TASK STATEMENT: In the material below, find every line with "script" and pull it out.

EXERCISE MATERIALS:

[Start]

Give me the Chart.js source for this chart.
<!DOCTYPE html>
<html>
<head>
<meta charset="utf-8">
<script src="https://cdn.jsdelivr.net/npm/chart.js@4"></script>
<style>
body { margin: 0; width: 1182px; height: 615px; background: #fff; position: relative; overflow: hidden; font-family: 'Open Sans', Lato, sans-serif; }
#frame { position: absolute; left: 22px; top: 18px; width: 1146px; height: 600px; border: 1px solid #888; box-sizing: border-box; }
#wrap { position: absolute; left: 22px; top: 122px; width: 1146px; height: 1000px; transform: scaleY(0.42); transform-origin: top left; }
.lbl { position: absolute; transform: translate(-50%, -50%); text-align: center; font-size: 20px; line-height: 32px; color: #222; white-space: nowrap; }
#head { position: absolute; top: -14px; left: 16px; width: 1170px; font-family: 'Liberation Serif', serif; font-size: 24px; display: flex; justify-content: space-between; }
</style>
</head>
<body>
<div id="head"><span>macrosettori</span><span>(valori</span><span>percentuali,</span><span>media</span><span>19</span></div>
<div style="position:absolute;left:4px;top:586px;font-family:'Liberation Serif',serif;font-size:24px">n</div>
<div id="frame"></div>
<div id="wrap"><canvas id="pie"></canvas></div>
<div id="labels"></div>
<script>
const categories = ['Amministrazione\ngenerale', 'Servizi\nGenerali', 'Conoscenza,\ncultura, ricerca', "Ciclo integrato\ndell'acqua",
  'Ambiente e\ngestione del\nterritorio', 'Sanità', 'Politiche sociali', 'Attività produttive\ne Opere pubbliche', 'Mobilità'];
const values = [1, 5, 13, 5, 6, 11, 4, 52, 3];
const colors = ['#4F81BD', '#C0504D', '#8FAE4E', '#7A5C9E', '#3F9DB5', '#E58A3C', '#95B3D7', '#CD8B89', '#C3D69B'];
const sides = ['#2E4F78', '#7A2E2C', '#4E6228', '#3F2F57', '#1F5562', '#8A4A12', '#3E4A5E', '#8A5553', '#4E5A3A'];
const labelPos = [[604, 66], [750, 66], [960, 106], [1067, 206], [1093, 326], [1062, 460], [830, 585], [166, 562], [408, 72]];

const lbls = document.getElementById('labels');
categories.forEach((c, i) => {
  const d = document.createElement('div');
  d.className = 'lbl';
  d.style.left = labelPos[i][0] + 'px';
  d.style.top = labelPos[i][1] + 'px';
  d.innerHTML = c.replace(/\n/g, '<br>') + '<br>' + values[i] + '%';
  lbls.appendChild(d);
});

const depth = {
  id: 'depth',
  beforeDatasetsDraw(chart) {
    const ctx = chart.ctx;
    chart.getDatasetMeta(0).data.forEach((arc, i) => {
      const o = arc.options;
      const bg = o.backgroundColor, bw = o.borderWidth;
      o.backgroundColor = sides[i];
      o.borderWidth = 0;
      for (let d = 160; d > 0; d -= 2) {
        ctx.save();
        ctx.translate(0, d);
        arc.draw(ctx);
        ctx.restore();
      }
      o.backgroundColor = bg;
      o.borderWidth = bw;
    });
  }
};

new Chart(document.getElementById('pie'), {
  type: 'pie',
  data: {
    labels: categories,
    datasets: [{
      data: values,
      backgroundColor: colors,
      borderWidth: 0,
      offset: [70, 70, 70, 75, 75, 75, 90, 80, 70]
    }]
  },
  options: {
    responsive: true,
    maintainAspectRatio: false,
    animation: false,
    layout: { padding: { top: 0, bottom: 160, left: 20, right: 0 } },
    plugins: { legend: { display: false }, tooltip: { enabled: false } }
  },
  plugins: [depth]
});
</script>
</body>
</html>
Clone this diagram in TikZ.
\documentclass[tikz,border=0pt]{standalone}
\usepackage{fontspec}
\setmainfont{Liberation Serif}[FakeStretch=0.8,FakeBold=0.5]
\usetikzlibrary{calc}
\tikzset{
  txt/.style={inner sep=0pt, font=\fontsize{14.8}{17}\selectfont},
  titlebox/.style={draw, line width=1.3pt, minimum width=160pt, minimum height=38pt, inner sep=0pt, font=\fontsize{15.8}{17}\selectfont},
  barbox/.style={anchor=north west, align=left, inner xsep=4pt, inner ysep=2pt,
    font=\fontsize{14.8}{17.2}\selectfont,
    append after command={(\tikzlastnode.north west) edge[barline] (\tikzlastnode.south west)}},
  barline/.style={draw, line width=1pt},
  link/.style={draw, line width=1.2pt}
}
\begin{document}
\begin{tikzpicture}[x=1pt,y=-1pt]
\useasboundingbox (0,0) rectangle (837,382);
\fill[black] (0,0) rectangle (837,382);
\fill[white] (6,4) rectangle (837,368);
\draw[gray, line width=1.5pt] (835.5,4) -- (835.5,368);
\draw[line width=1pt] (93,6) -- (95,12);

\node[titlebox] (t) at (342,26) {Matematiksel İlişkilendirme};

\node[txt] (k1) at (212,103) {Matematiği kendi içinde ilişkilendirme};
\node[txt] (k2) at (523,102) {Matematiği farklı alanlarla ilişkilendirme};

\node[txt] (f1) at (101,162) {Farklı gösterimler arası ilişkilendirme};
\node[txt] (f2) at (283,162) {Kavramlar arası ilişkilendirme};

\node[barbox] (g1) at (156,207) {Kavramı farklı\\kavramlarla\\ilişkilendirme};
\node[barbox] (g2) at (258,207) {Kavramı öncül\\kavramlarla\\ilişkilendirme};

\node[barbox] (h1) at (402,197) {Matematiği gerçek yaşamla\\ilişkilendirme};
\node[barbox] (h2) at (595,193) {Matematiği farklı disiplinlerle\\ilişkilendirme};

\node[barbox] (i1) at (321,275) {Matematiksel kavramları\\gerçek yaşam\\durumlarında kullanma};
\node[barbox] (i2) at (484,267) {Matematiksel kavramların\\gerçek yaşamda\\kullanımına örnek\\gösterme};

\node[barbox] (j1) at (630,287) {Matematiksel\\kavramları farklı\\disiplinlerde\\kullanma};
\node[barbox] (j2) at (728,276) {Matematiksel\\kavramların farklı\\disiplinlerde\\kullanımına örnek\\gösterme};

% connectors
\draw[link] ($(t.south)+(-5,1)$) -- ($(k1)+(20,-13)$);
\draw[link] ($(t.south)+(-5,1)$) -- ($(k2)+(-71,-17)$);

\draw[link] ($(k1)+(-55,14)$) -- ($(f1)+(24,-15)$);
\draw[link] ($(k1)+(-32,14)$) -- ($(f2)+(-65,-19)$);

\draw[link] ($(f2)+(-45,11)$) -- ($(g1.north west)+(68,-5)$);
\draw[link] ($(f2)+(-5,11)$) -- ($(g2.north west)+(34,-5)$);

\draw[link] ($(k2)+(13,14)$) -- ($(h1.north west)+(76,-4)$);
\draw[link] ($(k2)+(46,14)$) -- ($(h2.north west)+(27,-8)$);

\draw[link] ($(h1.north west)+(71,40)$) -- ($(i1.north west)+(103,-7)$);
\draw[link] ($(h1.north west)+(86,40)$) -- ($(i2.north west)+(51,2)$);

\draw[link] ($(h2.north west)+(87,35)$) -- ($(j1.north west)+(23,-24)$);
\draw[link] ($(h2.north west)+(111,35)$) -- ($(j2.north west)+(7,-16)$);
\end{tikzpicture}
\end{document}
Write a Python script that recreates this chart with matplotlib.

[End]

EXERCISE SOLUTION:
<script src="https://cdn.jsdelivr.net/npm/chart.js@4"></script>
<script>
</script>
Write a Python script that recreates this chart with matplotlib.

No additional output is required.